■ Problem description ■
Transcribe the listing in full, excluding any pictures.

■ Supplied material ■
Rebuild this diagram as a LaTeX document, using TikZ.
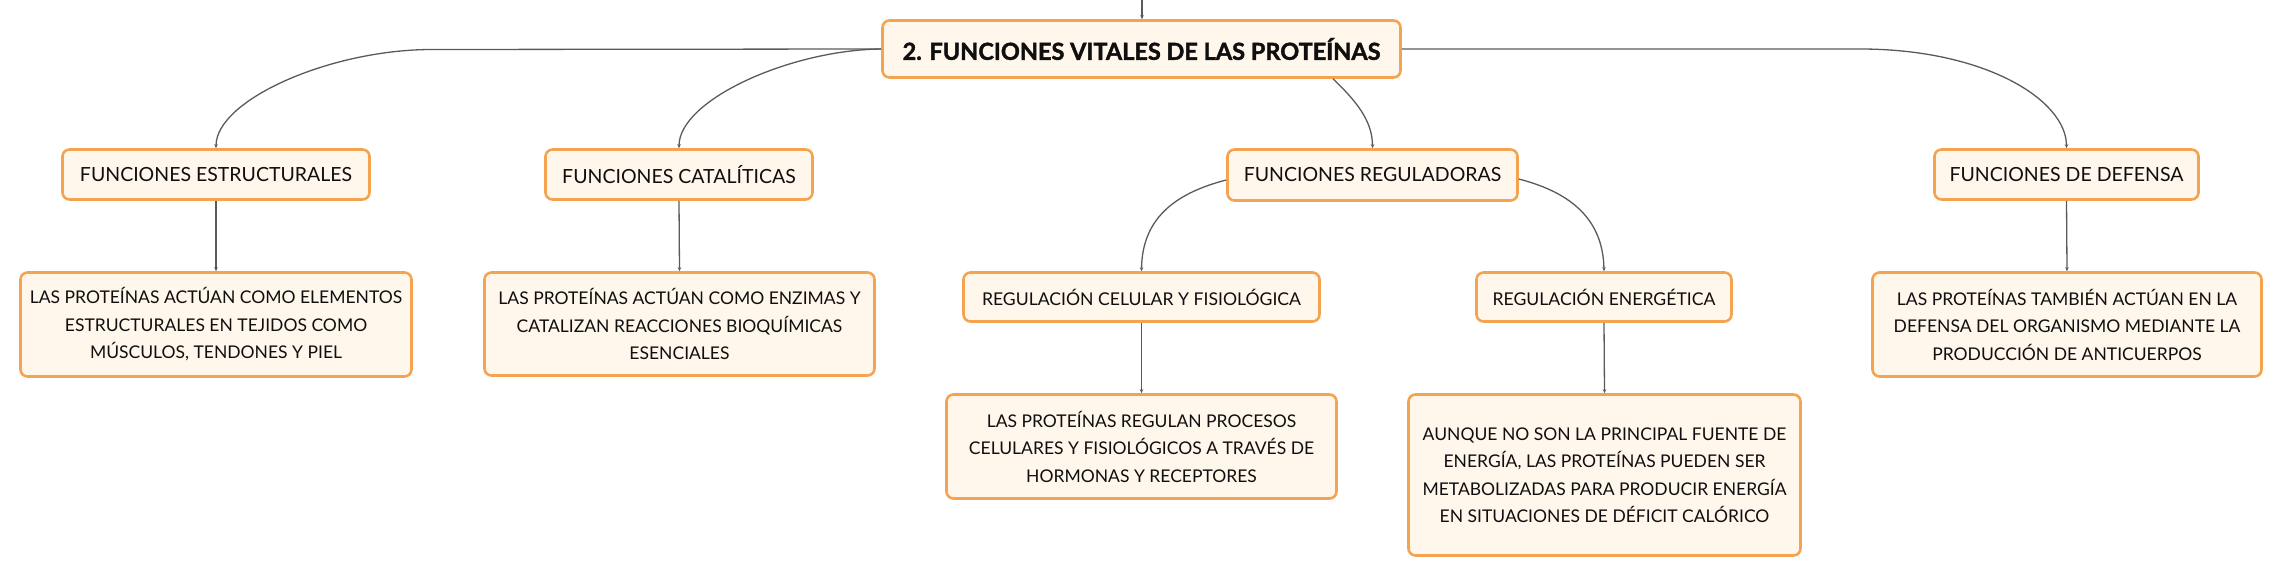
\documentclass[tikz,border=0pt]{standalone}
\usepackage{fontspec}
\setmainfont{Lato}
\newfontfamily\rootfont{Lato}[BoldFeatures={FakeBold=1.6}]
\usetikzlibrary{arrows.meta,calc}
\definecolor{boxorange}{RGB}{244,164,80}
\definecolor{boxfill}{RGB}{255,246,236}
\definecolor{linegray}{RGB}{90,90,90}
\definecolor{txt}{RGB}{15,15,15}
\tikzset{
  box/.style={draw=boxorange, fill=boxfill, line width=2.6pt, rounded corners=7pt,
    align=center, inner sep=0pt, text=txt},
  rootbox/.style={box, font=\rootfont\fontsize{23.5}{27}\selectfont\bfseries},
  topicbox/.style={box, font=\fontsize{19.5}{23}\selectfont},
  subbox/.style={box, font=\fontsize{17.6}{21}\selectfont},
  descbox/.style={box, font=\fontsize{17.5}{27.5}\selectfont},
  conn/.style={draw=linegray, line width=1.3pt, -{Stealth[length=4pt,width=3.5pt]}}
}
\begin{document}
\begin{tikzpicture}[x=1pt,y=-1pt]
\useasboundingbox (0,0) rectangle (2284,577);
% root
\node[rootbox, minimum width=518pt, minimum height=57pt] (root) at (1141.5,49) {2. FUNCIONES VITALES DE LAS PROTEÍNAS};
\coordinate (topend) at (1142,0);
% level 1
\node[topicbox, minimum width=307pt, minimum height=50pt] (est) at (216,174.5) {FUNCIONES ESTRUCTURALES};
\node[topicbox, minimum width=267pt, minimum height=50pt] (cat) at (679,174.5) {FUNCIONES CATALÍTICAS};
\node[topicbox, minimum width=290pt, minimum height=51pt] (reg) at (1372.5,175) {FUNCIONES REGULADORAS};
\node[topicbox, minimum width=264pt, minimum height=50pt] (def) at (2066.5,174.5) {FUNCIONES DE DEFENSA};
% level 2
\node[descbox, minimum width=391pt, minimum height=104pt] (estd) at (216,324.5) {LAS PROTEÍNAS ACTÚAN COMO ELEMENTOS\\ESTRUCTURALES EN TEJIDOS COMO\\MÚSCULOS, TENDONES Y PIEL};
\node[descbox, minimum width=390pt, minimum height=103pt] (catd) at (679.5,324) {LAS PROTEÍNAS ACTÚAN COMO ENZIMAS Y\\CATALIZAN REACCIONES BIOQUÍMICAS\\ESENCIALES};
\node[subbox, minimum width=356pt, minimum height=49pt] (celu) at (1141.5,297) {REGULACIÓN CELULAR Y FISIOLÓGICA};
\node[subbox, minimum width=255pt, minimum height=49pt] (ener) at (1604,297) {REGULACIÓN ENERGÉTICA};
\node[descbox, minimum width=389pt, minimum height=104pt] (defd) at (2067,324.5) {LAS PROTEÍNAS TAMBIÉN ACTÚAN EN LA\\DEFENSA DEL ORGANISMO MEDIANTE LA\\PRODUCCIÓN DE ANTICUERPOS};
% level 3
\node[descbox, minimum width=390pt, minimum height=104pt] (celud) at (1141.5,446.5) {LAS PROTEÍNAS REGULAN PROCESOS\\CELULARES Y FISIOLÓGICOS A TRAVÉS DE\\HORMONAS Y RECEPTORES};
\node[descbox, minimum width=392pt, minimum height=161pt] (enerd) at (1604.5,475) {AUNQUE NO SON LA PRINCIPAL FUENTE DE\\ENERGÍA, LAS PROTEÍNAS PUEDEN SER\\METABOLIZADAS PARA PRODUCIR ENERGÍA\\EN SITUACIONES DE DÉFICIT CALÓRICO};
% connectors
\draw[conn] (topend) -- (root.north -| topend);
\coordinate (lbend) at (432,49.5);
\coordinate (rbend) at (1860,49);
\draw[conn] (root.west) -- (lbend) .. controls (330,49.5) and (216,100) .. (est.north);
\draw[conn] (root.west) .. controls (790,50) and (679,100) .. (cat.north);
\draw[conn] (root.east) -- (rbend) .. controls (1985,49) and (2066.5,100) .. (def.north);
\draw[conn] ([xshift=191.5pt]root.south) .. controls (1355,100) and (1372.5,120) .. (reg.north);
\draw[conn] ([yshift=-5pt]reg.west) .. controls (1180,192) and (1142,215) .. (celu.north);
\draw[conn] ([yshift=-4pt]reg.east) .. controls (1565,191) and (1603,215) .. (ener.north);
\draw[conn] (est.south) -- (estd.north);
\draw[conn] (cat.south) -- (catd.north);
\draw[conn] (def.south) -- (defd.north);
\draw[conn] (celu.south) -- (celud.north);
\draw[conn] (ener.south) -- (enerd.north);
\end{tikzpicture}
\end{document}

■ Correct output ■
Rebuild this diagram as a LaTeX document, using TikZ.
\documentclass[tikz,border=0pt]{standalone}
\usepackage{fontspec}
\setmainfont{Lato}
\newfontfamily\rootfont{Lato}[BoldFeatures={FakeBold=1.6}]
\usetikzlibrary{arrows.meta,calc}
\definecolor{boxorange}{RGB}{244,164,80}
\definecolor{boxfill}{RGB}{255,246,236}
\definecolor{linegray}{RGB}{90,90,90}
\definecolor{txt}{RGB}{15,15,15}
\tikzset{
  box/.style={draw=boxorange, fill=boxfill, line width=2.6pt, rounded corners=7pt,
    align=center, inner sep=0pt, text=txt},
  rootbox/.style={box, font=\rootfont\fontsize{23.5}{27}\selectfont\bfseries},
  topicbox/.style={box, font=\fontsize{19.5}{23}\selectfont},
  subbox/.style={box, font=\fontsize{17.6}{21}\selectfont},
  descbox/.style={box, font=\fontsize{17.5}{27.5}\selectfont},
  conn/.style={draw=linegray, line width=1.3pt, -{Stealth[length=4pt,width=3.5pt]}}
}
\begin{document}
\begin{tikzpicture}[x=1pt,y=-1pt]
\useasboundingbox (0,0) rectangle (2284,577);
% root
\node[rootbox, minimum width=518pt, minimum height=57pt] (root) at (1141.5,49) {2. FUNCIONES VITALES DE LAS PROTEÍNAS};
\coordinate (topend) at (1142,0);
% level 1
\node[topicbox, minimum width=307pt, minimum height=50pt] (est) at (216,174.5) {FUNCIONES ESTRUCTURALES};
\node[topicbox, minimum width=267pt, minimum height=50pt] (cat) at (679,174.5) {FUNCIONES CATALÍTICAS};
\node[topicbox, minimum width=290pt, minimum height=51pt] (reg) at (1372.5,175) {FUNCIONES REGULADORAS};
\node[topicbox, minimum width=264pt, minimum height=50pt] (def) at (2066.5,174.5) {FUNCIONES DE DEFENSA};
% level 2
\node[descbox, minimum width=391pt, minimum height=104pt] (estd) at (216,324.5) {LAS PROTEÍNAS ACTÚAN COMO ELEMENTOS\\ESTRUCTURALES EN TEJIDOS COMO\\MÚSCULOS, TENDONES Y PIEL};
\node[descbox, minimum width=390pt, minimum height=103pt] (catd) at (679.5,324) {LAS PROTEÍNAS ACTÚAN COMO ENZIMAS Y\\CATALIZAN REACCIONES BIOQUÍMICAS\\ESENCIALES};
\node[subbox, minimum width=356pt, minimum height=49pt] (celu) at (1141.5,297) {REGULACIÓN CELULAR Y FISIOLÓGICA};
\node[subbox, minimum width=255pt, minimum height=49pt] (ener) at (1604,297) {REGULACIÓN ENERGÉTICA};
\node[descbox, minimum width=389pt, minimum height=104pt] (defd) at (2067,324.5) {LAS PROTEÍNAS TAMBIÉN ACTÚAN EN LA\\DEFENSA DEL ORGANISMO MEDIANTE LA\\PRODUCCIÓN DE ANTICUERPOS};
% level 3
\node[descbox, minimum width=390pt, minimum height=104pt] (celud) at (1141.5,446.5) {LAS PROTEÍNAS REGULAN PROCESOS\\CELULARES Y FISIOLÓGICOS A TRAVÉS DE\\HORMONAS Y RECEPTORES};
\node[descbox, minimum width=392pt, minimum height=161pt] (enerd) at (1604.5,475) {AUNQUE NO SON LA PRINCIPAL FUENTE DE\\ENERGÍA, LAS PROTEÍNAS PUEDEN SER\\METABOLIZADAS PARA PRODUCIR ENERGÍA\\EN SITUACIONES DE DÉFICIT CALÓRICO};
% connectors
\draw[conn] (topend) -- (root.north -| topend);
\coordinate (lbend) at (432,49.5);
\coordinate (rbend) at (1860,49);
\draw[conn] (root.west) -- (lbend) .. controls (330,49.5) and (216,100) .. (est.north);
\draw[conn] (root.west) .. controls (790,50) and (679,100) .. (cat.north);
\draw[conn] (root.east) -- (rbend) .. controls (1985,49) and (2066.5,100) .. (def.north);
\draw[conn] ([xshift=191.5pt]root.south) .. controls (1355,100) and (1372.5,120) .. (reg.north);
\draw[conn] ([yshift=-5pt]reg.west) .. controls (1180,192) and (1142,215) .. (celu.north);
\draw[conn] ([yshift=-4pt]reg.east) .. controls (1565,191) and (1603,215) .. (ener.north);
\draw[conn] (est.south) -- (estd.north);
\draw[conn] (cat.south) -- (catd.north);
\draw[conn] (def.south) -- (defd.north);
\draw[conn] (celu.south) -- (celud.north);
\draw[conn] (ener.south) -- (enerd.north);
\end{tikzpicture}
\end{document}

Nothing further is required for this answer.